Rather than impose an unfunded mandate on the City, the sponsors should have explored ways to ensure that the bill was cost-neutral to employers. The sponsors could have followed, for example, the cost-neutral model established with Chapters 644 of the Laws of 1998 which was the predecessor to Chapter 548 of the Laws of 2000. Chapter 644 required that members pay the full cost of the military service rendered during a period of war (employer and employee portion). A review of the legislative history for Chapter 548 shows that its proponents higkighted the sacrifice made by members who served in time of war or military conflict as justification for replacing the contribution requirement in Chapter 644 with a provision that would not require members to fund the employer cost. The City concurs with the general principle embedded in this justification – the nature of one’s military serviceis an entirely appropriate distinguishing factor when contemplating extending generous pension benefits. The proponents of the instant bill, however, have taken a different approach which seeks to expand buy-back benefits to cover members.
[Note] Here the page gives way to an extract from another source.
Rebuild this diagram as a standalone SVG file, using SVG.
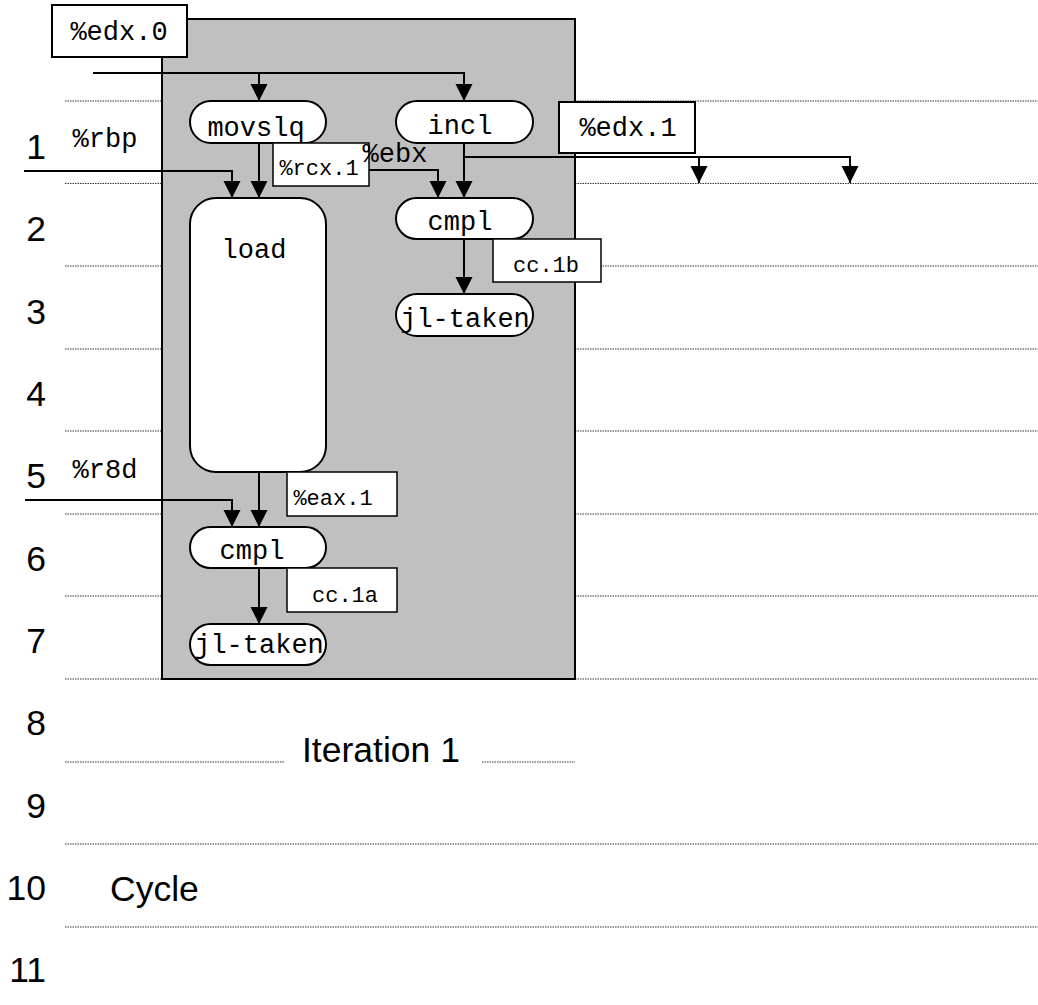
<svg xmlns="http://www.w3.org/2000/svg" width="1038" height="1005" viewBox="0 0 1038 1005">
<style>
.grid{stroke:#333;stroke-width:1;stroke-dasharray:1.5 1;fill:none}
.node{fill:#fff;stroke:#000;stroke-width:2}
.lbl{fill:#fff;stroke:#000;stroke-width:1.5}
.mono{font-family:"Liberation Mono","Courier New",monospace;fill:#000}
.big{font-size:27px}
.small{font-size:22px}
.sans{font-family:"Liberation Sans",Arial,Helvetica,sans-serif;font-size:35.5px;fill:#000}
.edge{fill:none;stroke:#000;stroke-width:2}
</style>
<defs>
<marker id="ah" markerUnits="userSpaceOnUse" markerWidth="18" markerHeight="18" refX="17" refY="9" orient="auto">
<path d="M0,0.5 L17,9 L0,17.5 z" fill="#000"/>
</marker>
</defs>
<rect width="1038" height="1005" fill="#fff"/>
<g id="grid">
<line class="grid" x1="65" y1="101" x2="1038" y2="101"/>
<line class="grid" x1="65" y1="183.5" x2="1038" y2="183.5"/>
<line class="grid" x1="65" y1="266" x2="1038" y2="266"/>
<line class="grid" x1="65" y1="349" x2="1038" y2="349"/>
<line class="grid" x1="65" y1="431" x2="1038" y2="431"/>
<line class="grid" x1="65" y1="514" x2="1038" y2="514"/>
<line class="grid" x1="65" y1="596" x2="1038" y2="596"/>
<line class="grid" x1="65" y1="679" x2="1038" y2="679"/>
<line class="grid" x1="65" y1="762" x2="284" y2="762"/>
<line class="grid" x1="482" y1="762" x2="575" y2="762"/>
<line class="grid" x1="65" y1="844" x2="1038" y2="844"/>
<line class="grid" x1="65" y1="927" x2="1038" y2="927"/>
</g>
<g id="cycles">
<text class="sans" x="46" y="159" text-anchor="end">1</text>
<text class="sans" x="46" y="241" text-anchor="end">2</text>
<text class="sans" x="46" y="324" text-anchor="end">3</text>
<text class="sans" x="46" y="406" text-anchor="end">4</text>
<text class="sans" x="46" y="488" text-anchor="end">5</text>
<text class="sans" x="46" y="571" text-anchor="end">6</text>
<text class="sans" x="46" y="653" text-anchor="end">7</text>
<text class="sans" x="46" y="735" text-anchor="end">8</text>
<text class="sans" x="46" y="818" text-anchor="end">9</text>
<text class="sans" x="46" y="900" text-anchor="end">10</text>
<text class="sans" x="46" y="982" text-anchor="end">11</text>
<text class="sans" x="110" y="901">Cycle</text>
</g>
<g id="iteration">
<rect x="162" y="19" width="413" height="660" fill="#c0c0c0" stroke="#000" stroke-width="2"/>
<text class="sans" x="302" y="762">Iteration 1</text>
</g>
<g id="connectors">
<path class="edge" d="M93,73 H464 V101" marker-end="url(#ah)"/>
<path class="edge" d="M259,73 V101" marker-end="url(#ah)"/>
<path class="edge" d="M259,143 V198" marker-end="url(#ah)"/>
<path class="edge" d="M24,171 H232 V198" marker-end="url(#ah)"/>
<path class="edge" d="M369,170 H438 V198" marker-end="url(#ah)"/>
<path class="edge" d="M464,143 V198" marker-end="url(#ah)"/>
<path class="edge" d="M464,157 H850 V183" marker-end="url(#ah)"/>
<path class="edge" d="M699,157 V183" marker-end="url(#ah)"/>
<path class="edge" d="M464,239 V294" marker-end="url(#ah)"/>
<path class="edge" d="M259,472 V527" marker-end="url(#ah)"/>
<path class="edge" d="M25,500 H232 V527" marker-end="url(#ah)"/>
<path class="edge" d="M259,568 V624" marker-end="url(#ah)"/>
</g>
<g id="edx0">
<rect class="node" x="52" y="5" width="135" height="52"/>
<text class="mono big" x="119" y="40" text-anchor="middle">%edx.0</text>
</g>
<g id="movslq">
<rect class="node" x="190" y="101" width="136" height="42" rx="21"/>
<text class="mono big" x="256" y="136" text-anchor="middle">movslq</text>
</g>
<g id="incl">
<rect class="node" x="396" y="101" width="137" height="42" rx="21"/>
<text class="mono big" x="460" y="134" text-anchor="middle">incl</text>
</g>
<g id="edx1">
<rect class="node" x="559" y="102" width="136" height="51"/>
<text class="mono big" x="628" y="136" text-anchor="middle">%edx.1</text>
</g>
<g id="rcx1">
<rect class="lbl" x="273" y="143" width="96" height="43"/>
<text class="mono small" x="319" y="175" text-anchor="middle">%rcx.1</text>
</g>
<g id="ebx">
<text class="mono big" x="395" y="162" text-anchor="middle">%ebx</text>
</g>
<g id="rbp">
<text class="mono big" x="105" y="147" text-anchor="middle">%rbp</text>
</g>
<g id="load">
<rect class="node" x="190" y="198" width="136" height="274" rx="26"/>
<text class="mono big" x="254" y="258" text-anchor="middle">load</text>
</g>
<g id="cmpl1b">
<rect class="node" x="396" y="198" width="137" height="41" rx="20.5"/>
<text class="mono big" x="460" y="230" text-anchor="middle">cmpl</text>
</g>
<g id="cc1b">
<rect class="lbl" x="493" y="239" width="108" height="43"/>
<text class="mono small" x="546" y="272" text-anchor="middle">cc.1b</text>
</g>
<g id="jl1b">
<rect class="node" x="396" y="294" width="137" height="42" rx="21"/>
<text class="mono big" x="465" y="327" text-anchor="middle">jl-taken</text>
</g>
<g id="r8d">
<text class="mono big" x="105" y="478" text-anchor="middle">%r8d</text>
</g>
<g id="eax1">
<rect class="lbl" x="287" y="472" width="110" height="44"/>
<text class="mono small" x="333" y="505" text-anchor="middle">%eax.1</text>
</g>
<g id="cmpl1a">
<rect class="node" x="190" y="527" width="136" height="41" rx="20.5"/>
<text class="mono big" x="252" y="559" text-anchor="middle">cmpl</text>
</g>
<g id="cc1a">
<rect class="lbl" x="287" y="568" width="110" height="44"/>
<text class="mono small" x="345" y="602" text-anchor="middle">cc.1a</text>
</g>
<g id="jl1a">
<rect class="node" x="190" y="624" width="136" height="41" rx="20.5"/>
<text class="mono big" x="259" y="653" text-anchor="middle">jl-taken</text>
</g>
</svg>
To avoid placing undue pressure on the City’s budget, the proponents should have resorted to the contribution requirements of Chapter 644 to fund such a significant expansion of the military buy-back statute.
Another concern is the potential impact of this legislation on the retention of the senior employees. A review of the legislative documents submitted for Chapter 548 indicates that certain parties were concerned over the retention of senior employees, particularly those in law enforcement, which includes the majority of men and women who serve on active military duty. It was feared that increased opportunities to purchase additional service credit would lead to a rise in retirements. The instant bill seems to invite similar concerns as the eligible criteria are significantly expanded.
The City of New York provides several benefits to its employees who serve, or have served, on active military duty. For example, the City offers the Extended Military Benefits Program (EMBP), which was created to ease, as much as possible, the burden faced by families due to active military duty. Additionally, New York City provides important resources through the Mayor’s Office of Veteran’s Affairs to inform and connect veterans with appropriate city, state and federal benefits. The office is working closely with the NYC Department of Small Business Services to help veterans receive workforce training. In the City’s “Workforce Centers” in each of the five boroughs, there are veteran specialists – many of them veterans themselves – who match job applicants with available jobs, provide individual counseling sessions and connect veterans to the right training opportunities. In addition, the City has a new entrepreneurship program helping veterans start their own businesses.
In conclusion, while the City continues to recognize and support the service of all who serve in the armed forces, the additional cost and the imperative to consider other urgent needs of all the City’s residents lead to the conclusion that the current law, which distinguishes between wartime and peacetime service, strikes an appropriate balance. Careful consideration must be given before imposing State legislative mandates that effectively require local subsidizing of new pension benefits without providing the means to pay for such benefits.
Accordingly, it is urged that this bill be disapproved.